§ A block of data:
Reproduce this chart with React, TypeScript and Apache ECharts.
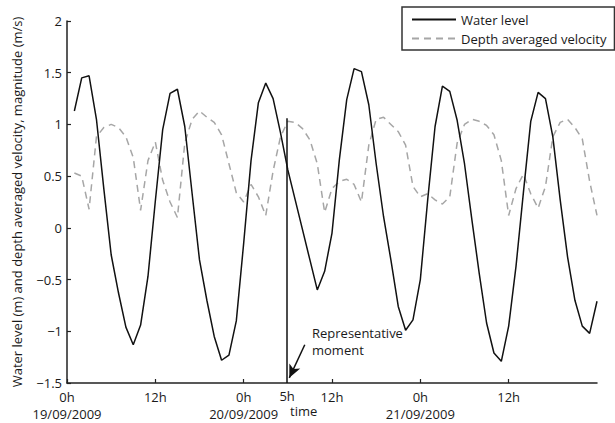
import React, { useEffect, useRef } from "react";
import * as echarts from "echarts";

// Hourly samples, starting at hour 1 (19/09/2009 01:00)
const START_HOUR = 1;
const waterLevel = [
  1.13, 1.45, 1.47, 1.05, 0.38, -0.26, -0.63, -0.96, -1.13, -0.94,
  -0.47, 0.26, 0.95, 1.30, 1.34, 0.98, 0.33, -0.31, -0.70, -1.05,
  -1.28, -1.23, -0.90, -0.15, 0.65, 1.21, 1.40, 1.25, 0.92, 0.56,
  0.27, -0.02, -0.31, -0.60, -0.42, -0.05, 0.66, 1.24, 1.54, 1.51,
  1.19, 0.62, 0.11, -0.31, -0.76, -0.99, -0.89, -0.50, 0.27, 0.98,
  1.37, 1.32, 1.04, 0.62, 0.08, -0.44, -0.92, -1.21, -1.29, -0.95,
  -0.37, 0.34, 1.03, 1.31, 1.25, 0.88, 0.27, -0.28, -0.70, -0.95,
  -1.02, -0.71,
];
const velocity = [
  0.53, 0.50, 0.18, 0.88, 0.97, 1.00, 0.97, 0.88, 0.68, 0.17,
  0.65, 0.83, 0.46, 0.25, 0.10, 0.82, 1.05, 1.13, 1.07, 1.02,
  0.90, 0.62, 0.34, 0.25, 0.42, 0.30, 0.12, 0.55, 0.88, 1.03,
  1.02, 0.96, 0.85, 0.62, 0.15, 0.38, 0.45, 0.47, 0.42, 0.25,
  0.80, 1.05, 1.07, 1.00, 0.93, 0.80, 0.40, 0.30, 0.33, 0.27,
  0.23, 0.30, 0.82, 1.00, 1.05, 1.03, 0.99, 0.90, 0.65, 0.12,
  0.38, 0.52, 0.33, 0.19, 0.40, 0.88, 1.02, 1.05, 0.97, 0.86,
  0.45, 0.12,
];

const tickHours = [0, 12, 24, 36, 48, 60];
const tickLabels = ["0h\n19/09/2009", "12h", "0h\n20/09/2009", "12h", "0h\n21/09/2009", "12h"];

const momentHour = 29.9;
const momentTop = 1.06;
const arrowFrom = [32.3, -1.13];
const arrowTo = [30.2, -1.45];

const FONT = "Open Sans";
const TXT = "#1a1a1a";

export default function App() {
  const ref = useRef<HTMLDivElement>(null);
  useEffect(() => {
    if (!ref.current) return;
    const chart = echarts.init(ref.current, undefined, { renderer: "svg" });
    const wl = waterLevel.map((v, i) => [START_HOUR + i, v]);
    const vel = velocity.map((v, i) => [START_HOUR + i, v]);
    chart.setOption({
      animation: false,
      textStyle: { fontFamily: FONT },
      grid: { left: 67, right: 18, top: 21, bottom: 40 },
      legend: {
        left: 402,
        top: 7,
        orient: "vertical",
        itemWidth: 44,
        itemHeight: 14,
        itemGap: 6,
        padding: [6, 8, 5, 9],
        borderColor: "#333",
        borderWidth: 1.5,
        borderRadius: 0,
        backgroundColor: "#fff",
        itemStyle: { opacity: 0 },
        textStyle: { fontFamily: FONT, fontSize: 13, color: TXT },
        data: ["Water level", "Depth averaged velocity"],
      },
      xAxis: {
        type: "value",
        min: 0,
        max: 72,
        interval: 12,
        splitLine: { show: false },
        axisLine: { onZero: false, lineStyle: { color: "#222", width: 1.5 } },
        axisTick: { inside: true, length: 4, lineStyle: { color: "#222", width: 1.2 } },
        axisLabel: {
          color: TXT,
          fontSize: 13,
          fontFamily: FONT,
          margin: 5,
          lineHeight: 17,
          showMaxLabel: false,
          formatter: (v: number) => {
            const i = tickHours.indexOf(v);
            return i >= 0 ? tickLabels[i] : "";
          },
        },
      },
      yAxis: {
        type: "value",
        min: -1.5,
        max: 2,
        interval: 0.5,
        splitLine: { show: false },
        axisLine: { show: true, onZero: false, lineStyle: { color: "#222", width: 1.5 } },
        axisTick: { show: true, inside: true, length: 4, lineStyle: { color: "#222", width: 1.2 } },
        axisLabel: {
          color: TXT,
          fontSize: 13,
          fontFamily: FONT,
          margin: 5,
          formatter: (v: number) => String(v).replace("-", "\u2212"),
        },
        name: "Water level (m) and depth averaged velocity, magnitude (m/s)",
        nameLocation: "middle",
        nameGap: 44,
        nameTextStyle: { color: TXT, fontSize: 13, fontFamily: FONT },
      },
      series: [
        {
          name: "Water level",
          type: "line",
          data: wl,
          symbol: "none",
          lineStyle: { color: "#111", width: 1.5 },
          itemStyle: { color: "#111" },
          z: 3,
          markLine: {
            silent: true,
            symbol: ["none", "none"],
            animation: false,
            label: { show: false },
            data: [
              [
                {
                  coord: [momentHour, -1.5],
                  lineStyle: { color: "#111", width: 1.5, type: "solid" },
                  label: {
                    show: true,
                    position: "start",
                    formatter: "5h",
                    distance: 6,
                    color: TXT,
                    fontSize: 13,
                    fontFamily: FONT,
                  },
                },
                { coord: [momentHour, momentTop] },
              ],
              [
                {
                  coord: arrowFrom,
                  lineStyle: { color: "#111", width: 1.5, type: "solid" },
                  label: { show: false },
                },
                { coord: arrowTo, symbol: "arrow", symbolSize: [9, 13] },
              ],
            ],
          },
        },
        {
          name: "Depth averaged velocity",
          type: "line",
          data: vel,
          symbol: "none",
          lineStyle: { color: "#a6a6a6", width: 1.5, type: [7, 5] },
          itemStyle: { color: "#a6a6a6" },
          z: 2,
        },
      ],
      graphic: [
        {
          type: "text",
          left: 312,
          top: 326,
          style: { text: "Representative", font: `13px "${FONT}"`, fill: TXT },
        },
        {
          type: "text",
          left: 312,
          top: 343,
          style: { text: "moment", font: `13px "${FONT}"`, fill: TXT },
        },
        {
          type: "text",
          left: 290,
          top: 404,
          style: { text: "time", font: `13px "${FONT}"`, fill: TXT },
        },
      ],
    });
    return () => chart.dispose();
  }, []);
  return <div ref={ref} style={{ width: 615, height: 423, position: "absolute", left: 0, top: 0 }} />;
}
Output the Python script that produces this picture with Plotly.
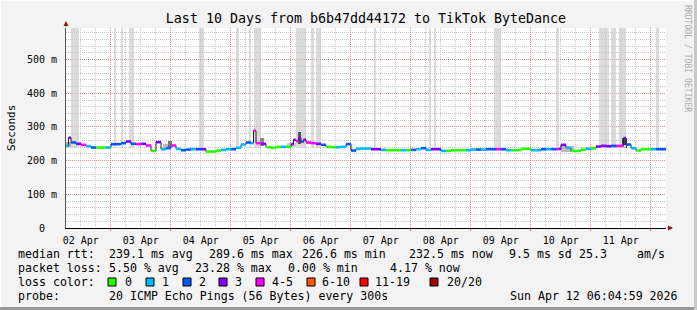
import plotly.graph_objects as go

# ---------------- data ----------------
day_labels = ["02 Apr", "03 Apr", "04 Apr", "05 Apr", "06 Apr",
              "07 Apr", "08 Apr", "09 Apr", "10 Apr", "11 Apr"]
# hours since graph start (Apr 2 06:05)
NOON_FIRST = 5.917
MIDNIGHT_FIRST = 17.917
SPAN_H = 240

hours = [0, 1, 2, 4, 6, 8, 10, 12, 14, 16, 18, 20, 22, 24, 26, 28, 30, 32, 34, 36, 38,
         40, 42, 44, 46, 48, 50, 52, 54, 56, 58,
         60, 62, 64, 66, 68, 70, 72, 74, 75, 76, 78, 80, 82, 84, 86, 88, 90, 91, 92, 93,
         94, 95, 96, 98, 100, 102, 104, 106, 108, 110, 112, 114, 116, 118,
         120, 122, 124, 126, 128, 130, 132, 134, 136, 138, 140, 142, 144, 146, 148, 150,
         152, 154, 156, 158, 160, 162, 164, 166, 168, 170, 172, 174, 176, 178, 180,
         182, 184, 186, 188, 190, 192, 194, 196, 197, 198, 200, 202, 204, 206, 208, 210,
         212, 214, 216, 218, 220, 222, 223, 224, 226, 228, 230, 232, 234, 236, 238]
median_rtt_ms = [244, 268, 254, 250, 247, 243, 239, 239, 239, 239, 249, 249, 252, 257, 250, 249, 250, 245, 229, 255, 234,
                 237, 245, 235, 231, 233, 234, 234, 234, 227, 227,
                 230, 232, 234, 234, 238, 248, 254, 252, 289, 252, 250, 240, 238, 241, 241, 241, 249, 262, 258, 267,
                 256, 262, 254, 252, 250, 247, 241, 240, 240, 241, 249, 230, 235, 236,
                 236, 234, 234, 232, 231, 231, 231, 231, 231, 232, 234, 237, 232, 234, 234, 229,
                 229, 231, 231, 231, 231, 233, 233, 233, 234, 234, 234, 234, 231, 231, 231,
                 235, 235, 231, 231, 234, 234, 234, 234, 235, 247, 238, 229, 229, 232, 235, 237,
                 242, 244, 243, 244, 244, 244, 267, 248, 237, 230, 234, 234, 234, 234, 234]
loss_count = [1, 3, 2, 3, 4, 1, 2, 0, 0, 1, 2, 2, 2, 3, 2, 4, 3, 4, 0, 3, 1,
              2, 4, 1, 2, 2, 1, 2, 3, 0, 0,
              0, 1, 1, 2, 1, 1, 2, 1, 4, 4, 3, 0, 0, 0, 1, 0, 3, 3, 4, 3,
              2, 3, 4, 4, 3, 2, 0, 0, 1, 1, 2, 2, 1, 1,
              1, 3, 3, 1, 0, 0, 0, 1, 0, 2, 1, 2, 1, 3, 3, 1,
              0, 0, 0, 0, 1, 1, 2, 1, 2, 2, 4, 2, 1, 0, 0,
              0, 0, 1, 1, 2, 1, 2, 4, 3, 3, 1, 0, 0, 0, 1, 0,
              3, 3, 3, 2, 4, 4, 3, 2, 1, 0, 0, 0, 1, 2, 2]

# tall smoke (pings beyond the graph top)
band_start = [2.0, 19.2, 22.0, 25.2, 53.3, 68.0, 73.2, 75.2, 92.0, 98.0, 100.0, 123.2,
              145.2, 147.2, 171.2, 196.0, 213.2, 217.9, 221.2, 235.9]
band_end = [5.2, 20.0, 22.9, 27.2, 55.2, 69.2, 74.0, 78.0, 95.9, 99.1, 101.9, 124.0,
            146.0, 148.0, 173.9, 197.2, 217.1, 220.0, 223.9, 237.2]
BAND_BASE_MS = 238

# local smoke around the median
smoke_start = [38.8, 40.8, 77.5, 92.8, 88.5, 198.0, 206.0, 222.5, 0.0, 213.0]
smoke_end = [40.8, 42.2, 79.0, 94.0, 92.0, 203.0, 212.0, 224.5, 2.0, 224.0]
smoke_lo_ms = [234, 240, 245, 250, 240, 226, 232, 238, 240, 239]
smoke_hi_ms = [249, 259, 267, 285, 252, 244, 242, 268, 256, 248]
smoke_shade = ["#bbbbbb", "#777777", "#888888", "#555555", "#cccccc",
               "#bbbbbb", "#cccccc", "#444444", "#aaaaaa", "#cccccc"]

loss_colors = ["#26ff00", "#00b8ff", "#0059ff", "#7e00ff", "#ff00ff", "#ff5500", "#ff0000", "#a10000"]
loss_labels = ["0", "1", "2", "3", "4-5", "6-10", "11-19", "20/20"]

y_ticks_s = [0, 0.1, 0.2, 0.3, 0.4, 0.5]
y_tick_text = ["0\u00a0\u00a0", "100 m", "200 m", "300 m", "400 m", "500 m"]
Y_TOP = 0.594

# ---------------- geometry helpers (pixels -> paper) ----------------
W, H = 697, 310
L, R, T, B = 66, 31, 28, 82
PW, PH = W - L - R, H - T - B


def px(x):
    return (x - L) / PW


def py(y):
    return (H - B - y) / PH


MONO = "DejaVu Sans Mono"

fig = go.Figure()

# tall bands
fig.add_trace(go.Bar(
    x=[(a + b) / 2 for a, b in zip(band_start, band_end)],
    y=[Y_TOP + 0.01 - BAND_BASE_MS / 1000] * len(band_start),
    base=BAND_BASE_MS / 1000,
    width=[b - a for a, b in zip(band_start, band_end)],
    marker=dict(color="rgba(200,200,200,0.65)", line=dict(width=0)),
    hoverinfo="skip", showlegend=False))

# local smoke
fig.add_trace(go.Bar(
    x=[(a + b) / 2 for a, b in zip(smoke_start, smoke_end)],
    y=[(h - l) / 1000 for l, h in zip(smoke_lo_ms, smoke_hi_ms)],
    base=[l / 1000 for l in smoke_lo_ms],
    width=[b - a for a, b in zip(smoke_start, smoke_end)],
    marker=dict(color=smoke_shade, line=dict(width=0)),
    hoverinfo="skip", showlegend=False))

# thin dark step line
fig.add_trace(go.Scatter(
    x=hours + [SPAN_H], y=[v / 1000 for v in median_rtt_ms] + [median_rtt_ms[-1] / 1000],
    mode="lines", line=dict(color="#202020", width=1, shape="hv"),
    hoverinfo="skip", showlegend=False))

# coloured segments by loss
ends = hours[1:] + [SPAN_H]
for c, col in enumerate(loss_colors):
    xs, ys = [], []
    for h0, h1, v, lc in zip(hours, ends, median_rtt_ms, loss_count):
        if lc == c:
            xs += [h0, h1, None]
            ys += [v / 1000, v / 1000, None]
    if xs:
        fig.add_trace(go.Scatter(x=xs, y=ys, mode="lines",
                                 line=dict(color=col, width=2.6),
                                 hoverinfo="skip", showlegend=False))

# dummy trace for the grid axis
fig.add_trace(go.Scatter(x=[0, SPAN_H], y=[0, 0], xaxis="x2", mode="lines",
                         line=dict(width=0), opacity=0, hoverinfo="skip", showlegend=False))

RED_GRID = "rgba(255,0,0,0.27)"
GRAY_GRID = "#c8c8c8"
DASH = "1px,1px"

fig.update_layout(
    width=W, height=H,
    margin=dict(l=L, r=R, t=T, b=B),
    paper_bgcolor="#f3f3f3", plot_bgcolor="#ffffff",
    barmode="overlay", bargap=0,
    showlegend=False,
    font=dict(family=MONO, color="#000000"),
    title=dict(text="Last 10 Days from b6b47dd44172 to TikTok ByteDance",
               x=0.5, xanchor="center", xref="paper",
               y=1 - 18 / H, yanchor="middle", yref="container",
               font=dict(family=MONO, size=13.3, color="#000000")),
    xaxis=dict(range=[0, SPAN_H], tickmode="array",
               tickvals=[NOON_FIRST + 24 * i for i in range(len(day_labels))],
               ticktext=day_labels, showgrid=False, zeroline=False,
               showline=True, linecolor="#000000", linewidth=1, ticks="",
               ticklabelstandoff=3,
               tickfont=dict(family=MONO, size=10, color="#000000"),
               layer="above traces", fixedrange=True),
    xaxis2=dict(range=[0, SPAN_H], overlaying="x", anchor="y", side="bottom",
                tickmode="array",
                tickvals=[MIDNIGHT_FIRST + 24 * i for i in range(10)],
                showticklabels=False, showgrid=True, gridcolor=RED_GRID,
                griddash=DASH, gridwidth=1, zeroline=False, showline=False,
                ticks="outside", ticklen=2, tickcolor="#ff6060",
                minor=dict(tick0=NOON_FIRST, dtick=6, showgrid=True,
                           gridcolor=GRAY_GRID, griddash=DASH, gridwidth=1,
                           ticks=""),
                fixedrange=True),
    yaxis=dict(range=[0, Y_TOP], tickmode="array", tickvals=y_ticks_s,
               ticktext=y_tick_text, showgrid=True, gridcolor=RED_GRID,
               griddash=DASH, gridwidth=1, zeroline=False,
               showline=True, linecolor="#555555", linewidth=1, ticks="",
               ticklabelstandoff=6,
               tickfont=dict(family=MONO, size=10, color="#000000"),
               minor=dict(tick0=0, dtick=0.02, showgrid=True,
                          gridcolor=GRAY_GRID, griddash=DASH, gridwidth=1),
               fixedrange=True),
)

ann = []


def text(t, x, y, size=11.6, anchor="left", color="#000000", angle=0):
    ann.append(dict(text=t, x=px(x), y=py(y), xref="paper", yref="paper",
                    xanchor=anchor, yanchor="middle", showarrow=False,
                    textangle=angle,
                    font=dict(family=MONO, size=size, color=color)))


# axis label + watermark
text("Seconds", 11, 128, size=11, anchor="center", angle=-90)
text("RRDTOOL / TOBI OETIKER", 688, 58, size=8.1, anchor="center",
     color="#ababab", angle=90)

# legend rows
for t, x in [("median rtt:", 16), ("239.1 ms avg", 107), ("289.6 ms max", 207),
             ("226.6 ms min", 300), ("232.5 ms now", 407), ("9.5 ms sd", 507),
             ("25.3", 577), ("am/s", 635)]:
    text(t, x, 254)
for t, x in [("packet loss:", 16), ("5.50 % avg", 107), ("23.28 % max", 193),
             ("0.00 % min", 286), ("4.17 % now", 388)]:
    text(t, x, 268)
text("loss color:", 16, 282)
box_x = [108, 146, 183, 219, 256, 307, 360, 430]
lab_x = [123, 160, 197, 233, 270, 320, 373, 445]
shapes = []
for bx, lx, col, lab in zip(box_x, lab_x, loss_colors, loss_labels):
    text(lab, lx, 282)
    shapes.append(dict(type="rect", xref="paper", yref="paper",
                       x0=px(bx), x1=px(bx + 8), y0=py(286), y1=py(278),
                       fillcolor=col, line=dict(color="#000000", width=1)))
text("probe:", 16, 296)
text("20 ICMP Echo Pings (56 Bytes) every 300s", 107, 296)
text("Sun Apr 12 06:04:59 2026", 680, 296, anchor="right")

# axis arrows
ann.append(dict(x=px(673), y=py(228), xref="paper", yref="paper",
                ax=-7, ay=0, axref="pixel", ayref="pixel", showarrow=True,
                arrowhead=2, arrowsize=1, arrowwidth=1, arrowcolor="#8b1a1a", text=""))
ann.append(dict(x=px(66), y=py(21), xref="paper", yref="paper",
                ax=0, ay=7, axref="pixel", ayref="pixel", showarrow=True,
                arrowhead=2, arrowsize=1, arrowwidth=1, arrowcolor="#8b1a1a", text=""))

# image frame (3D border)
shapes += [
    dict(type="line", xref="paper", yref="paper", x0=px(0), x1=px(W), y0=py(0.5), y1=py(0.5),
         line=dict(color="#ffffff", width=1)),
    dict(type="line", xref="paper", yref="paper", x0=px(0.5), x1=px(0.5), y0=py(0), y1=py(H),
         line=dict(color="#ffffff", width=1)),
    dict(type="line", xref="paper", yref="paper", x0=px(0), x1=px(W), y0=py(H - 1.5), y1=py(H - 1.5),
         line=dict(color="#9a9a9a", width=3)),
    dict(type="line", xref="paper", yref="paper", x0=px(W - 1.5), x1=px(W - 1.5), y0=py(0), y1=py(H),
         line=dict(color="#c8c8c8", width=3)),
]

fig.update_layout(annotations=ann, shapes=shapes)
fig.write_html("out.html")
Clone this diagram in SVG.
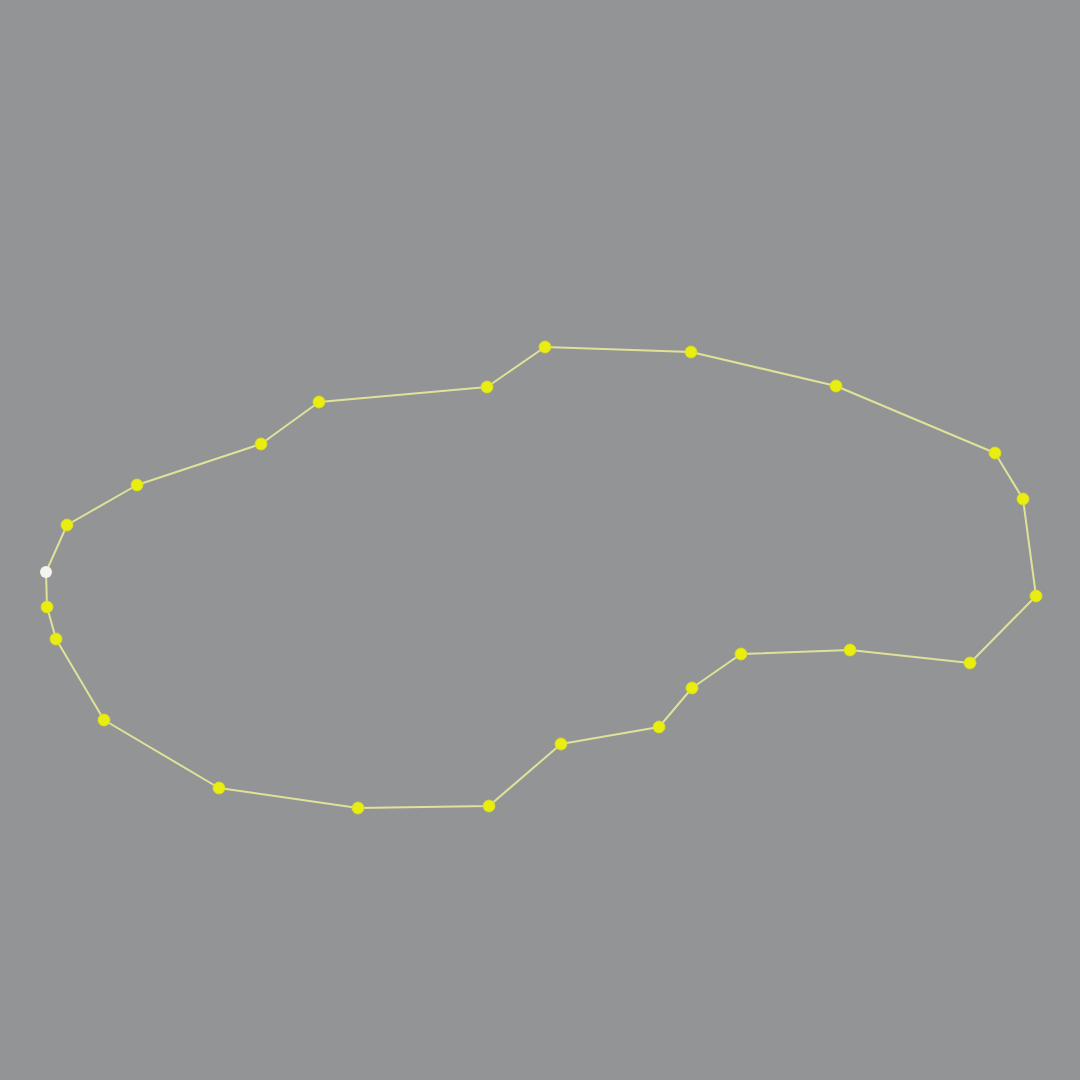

§ WHAT TO WORK ON:
Repeat word for word the lines above, from the first entry through the line containing "import * as", with both ends kept and the pictures dropped.

§ SOLUTION TO THE PROBLEM:
Reproduce this chart with React, TypeScript and Apache ECharts.
import React, { useEffect, useRef } from "react";
import * as echarts from "echarts";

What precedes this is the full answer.